The rest of the watch is more familiar. The case and bracelet are made of 904L stainless steel, the stuff that’s slightly more resistant to corrosion than 316L. The case resembles the Patek Philippe Nautilus, though at this price point it might be a closer competitor to the Seiko 5 “Nautilus” SNKK45. The bracelet no doubt resembles the Vacheron Constantin 222. The clasp is well thought out — push the subtle Atelier Wen logo in and it allows for easy micro-adjustments (more big brands are adding this too, but no-tool micro-adjustments should be standard at this point).
Atelier Wen also sent the Perception with a rubber strap, and they’ve made both the strap and bracelet easy to change without any tools. Honestly, the bracelet didn’t quite work for me. The links pinched and pulled on my arm hairs a little too much. That said, I like the way it wears and the way it articulates around the wrist. But no matter; the rubber strap integrates nicely into the case and gives the watch a fun, casual vibe that I may have enjoyed more than the bracelet anyway.

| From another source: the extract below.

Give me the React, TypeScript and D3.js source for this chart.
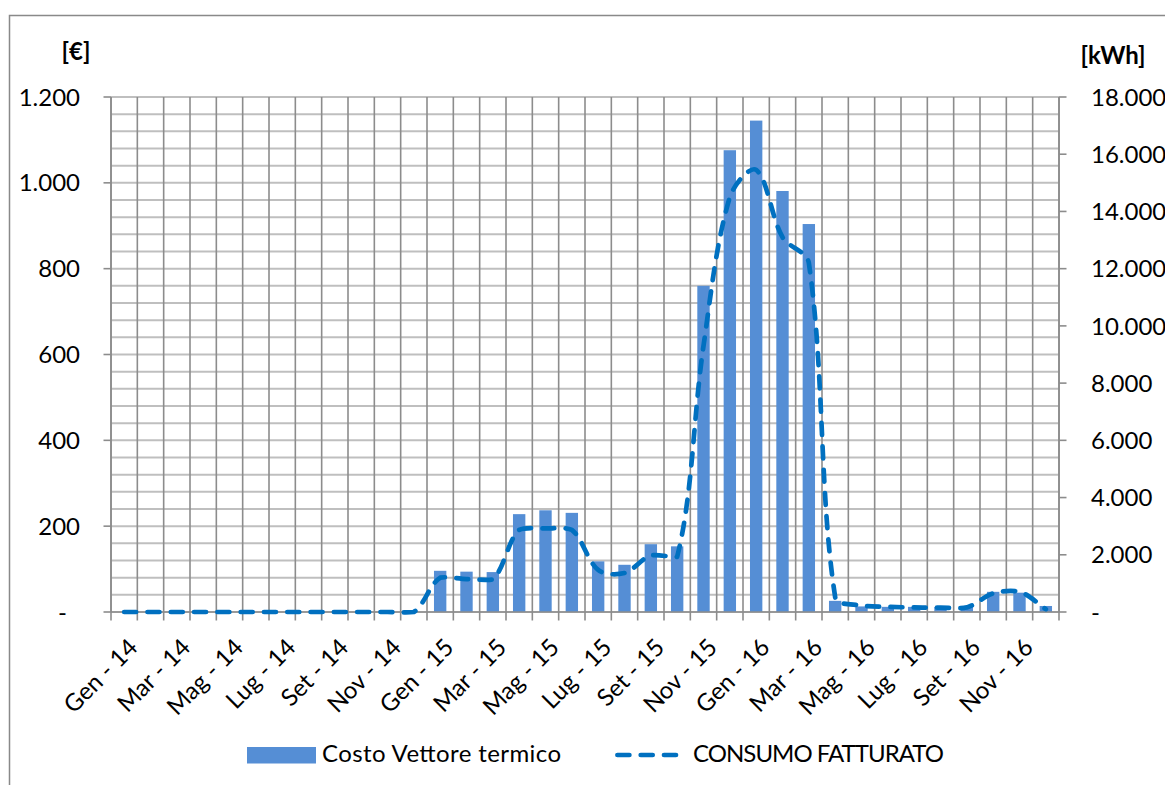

The Perception’s movement is also made in China by Lianoing Peacock based in Dandong. It’s an automatic movement with some Geneva stripes and beveled bridges and a tungsten rotor, measuring just 3.4mm in thickness. Much the way I found Baltic’s use of a micro-rotor interesting, I also think using a super-thin automatic movement here is exciting, and something not offered by the common third-party movement suppliers we all know and love — ETA, Miyota, Sellita, etc.
The steel case is nicely finished, brushed on the top and with polished bevels that reach around the entire case, also lining up with a bevel on the sides of the bracelet. The lugs are angled downward so that the case hugs the wrist.
The caseback has a partial display caseback to expose just a portion of the movement. The rest of the caseback features an engraved lion motif.
In all, it’s a fun $2,000 take on the steel sports watch. I’d like to see it at a slightly lower price, but that’s just not possible with the guilloche accomplished here. Atelier Wen is offering the Perception in three dial colors: salmon (seen here), blue, and grey. It sold out of the initial production run of 300 just 16 hours after launch. But, you’ll get another chance at the Perception when Atelier Wen opens up for regular orders later this year. Perhaps the only other guilloche dial being offered under $10,000 comes from Louis Erard, so the handwork of Master Cheng truly sets the Perception apart.
Proudly Made in China
So that’s the Perception. Let’s get back to the whole “proudly made in China” thing. Atelier Wen advertises that the Perception is part of the steel sports watch trend, but says it’s still unique.
“Proudly Made in China” has been a calling card for Atelier Wen since it was founded by Frenchmen Robin Tallendier and Wilfried Buiron in 2018. Both studied in China, where they became involved with a Chinese committee charged with promoting Chinese watchmaking around the world. Their first releases, the Hao and Ji, featured porcelain dials made using traditional Chinese methods.
For the Perception, Tallendier said that he wanted something that “would be less of a literal ‘pasting’ of Chinese elements — I had no interest in putting red, gold, and a dragon; that is the most cliché thing ever — but rather an interpretation of key aesthetic concepts to a watch format.”
Instead, Atelier Wen turned to Chinese architecture for inspiration. The dial structure follows the Chinese architectural principle of Sunmao, with all of the dial elements nesting into each other. This gives a contrast between the dial depth and the watch’s overall thinness.
To be honest, I didn’t think much of the “Proudly Made in China” messaging when Atelier Wen sent me the watch. I unabashedly bought a Baltic (made in Hong Kong) last year, and have respect for Seagull and other Chinese movement manufacturers.
But, reading through the 150+ comments to the “Introducing” article on Hodinkee — many either negative or uninformed — made me realize the challenges that Atelier Wen still faces.
I do think one distinction should be made: Atelier Wen is celebrating Chinese watchmaking, which is different than Chinese manufacturing. Sure, the watch is manufactured in China, but before commenting or criticizing the Perception, I’d ask people to step back for a moment to learn about the country’s watchmaking history too, separate and distinct from its reputation as “the world’s manufacturer” for all types of low-cost or high-end goods.
The Perception is the latest step forward for Chinese watchmaking, not just Chinese manufacturing.
Dial: Handmade guilloche dial
Case: 904L stainless steel
Crystal: Double-domed sapphire crystal
Water resistance: 100m
Caliber: Extra-thin Automatic Dandong Peacock
Power reserve: 41 hours
Limited: Yes, 300 pieces produced during pre-order period (SOLD OUT); regular production coming at the end of 2022.